▸ Given request
Filter the entries that follow, copying every line in which the word "this" appears.

▸ Dataset records
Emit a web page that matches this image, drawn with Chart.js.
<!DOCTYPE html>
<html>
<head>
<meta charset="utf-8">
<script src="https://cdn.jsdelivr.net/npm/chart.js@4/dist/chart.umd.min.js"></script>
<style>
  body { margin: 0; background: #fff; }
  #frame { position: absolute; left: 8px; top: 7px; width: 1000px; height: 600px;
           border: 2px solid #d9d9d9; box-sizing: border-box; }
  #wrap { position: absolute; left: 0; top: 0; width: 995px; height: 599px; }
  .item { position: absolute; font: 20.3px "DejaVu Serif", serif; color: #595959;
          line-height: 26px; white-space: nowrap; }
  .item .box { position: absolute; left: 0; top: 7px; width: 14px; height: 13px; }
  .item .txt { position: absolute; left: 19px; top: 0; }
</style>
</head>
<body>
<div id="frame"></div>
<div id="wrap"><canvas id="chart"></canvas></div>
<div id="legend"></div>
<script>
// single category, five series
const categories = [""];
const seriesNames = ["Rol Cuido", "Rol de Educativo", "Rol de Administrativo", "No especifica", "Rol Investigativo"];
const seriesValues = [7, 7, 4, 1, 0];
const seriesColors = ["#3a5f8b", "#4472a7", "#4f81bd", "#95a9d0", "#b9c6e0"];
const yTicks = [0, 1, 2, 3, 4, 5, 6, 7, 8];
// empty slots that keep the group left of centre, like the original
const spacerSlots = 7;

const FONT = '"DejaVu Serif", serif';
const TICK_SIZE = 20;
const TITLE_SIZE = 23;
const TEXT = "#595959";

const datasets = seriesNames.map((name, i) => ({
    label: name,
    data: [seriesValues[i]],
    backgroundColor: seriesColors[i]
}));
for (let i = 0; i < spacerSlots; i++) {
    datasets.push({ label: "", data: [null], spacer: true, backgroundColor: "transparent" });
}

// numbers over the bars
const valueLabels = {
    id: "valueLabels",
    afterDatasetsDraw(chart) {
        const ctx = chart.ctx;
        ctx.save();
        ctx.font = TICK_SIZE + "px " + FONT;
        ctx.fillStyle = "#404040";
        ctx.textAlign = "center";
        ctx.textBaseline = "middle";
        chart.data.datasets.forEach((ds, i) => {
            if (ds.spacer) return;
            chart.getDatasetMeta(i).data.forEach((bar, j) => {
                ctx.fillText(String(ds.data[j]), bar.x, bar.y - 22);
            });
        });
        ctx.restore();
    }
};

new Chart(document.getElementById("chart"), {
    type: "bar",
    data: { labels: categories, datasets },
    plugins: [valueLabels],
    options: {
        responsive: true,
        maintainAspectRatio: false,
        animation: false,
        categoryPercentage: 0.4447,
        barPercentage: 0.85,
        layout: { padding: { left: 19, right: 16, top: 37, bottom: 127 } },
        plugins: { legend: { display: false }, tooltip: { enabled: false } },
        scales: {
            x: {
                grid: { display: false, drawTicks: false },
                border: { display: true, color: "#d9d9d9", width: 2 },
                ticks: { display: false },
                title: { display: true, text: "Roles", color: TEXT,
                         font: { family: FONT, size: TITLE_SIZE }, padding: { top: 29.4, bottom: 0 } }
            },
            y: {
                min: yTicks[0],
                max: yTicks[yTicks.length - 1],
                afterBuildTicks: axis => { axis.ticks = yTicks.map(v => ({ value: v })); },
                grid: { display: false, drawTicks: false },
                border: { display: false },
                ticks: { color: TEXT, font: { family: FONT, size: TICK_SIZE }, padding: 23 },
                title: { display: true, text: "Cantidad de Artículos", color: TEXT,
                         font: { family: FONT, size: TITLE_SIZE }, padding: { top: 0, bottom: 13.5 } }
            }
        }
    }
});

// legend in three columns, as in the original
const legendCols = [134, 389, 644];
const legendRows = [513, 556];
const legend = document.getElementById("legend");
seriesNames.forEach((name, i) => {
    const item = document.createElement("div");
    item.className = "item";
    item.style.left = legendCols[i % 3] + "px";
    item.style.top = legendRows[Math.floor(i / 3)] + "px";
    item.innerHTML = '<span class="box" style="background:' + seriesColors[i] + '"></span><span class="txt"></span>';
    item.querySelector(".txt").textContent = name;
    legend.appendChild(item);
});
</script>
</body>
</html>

--

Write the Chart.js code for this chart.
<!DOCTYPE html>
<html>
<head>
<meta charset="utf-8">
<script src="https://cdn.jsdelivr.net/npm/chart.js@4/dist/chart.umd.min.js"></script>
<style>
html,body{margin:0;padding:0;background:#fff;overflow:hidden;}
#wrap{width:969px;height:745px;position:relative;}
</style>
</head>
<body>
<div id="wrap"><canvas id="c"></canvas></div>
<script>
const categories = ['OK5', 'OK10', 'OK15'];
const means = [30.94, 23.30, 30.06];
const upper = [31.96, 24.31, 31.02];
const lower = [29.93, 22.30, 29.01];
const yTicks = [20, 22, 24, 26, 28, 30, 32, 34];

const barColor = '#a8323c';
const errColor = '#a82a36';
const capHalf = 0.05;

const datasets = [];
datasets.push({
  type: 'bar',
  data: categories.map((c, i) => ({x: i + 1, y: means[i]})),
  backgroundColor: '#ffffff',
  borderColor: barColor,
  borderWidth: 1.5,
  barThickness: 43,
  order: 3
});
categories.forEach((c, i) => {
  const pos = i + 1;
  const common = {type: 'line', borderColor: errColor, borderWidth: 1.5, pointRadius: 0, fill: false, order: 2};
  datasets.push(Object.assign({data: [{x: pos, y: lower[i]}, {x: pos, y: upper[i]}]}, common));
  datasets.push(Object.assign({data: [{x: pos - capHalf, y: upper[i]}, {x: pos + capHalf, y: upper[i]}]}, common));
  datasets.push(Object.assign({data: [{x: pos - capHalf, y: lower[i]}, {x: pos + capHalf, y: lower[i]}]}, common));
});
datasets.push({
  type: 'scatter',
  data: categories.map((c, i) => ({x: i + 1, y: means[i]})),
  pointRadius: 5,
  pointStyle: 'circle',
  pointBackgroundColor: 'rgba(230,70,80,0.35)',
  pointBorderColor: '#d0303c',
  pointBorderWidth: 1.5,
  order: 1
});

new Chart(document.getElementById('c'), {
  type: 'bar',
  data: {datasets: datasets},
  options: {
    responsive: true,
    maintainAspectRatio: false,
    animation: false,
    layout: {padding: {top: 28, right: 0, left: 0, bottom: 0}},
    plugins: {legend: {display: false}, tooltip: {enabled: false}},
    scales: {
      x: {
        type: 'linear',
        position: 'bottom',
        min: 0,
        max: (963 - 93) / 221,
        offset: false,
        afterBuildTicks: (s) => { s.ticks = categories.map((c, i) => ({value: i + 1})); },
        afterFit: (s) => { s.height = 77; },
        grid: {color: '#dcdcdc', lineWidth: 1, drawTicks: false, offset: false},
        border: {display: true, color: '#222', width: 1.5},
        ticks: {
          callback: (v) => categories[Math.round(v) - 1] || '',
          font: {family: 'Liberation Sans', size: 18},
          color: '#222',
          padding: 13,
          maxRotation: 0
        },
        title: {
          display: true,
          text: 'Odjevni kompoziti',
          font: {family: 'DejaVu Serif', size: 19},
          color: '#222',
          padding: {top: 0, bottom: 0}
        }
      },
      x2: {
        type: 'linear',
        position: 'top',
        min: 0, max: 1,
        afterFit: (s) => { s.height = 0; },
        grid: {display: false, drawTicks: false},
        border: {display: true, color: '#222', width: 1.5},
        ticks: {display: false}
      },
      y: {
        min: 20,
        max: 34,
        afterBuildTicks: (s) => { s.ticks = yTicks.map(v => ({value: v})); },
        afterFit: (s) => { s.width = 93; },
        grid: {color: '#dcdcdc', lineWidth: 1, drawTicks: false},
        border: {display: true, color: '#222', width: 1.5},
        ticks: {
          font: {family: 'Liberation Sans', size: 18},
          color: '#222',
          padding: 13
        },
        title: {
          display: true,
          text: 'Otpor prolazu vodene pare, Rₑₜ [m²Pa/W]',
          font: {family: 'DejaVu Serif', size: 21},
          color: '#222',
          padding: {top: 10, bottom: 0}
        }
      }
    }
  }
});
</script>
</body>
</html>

---

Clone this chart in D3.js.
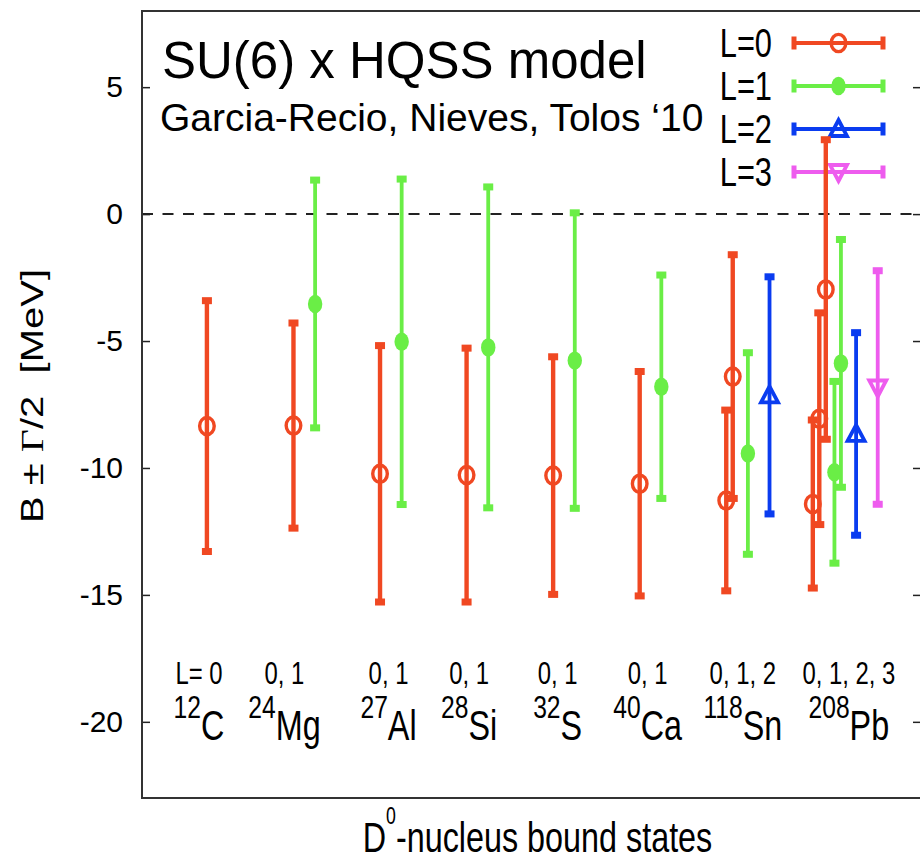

▸ Solution to the problem
Emit a web page that matches this image, drawn with Chart.js.
Write the Chart.js code for this chart.
Clone this chart in D3.js.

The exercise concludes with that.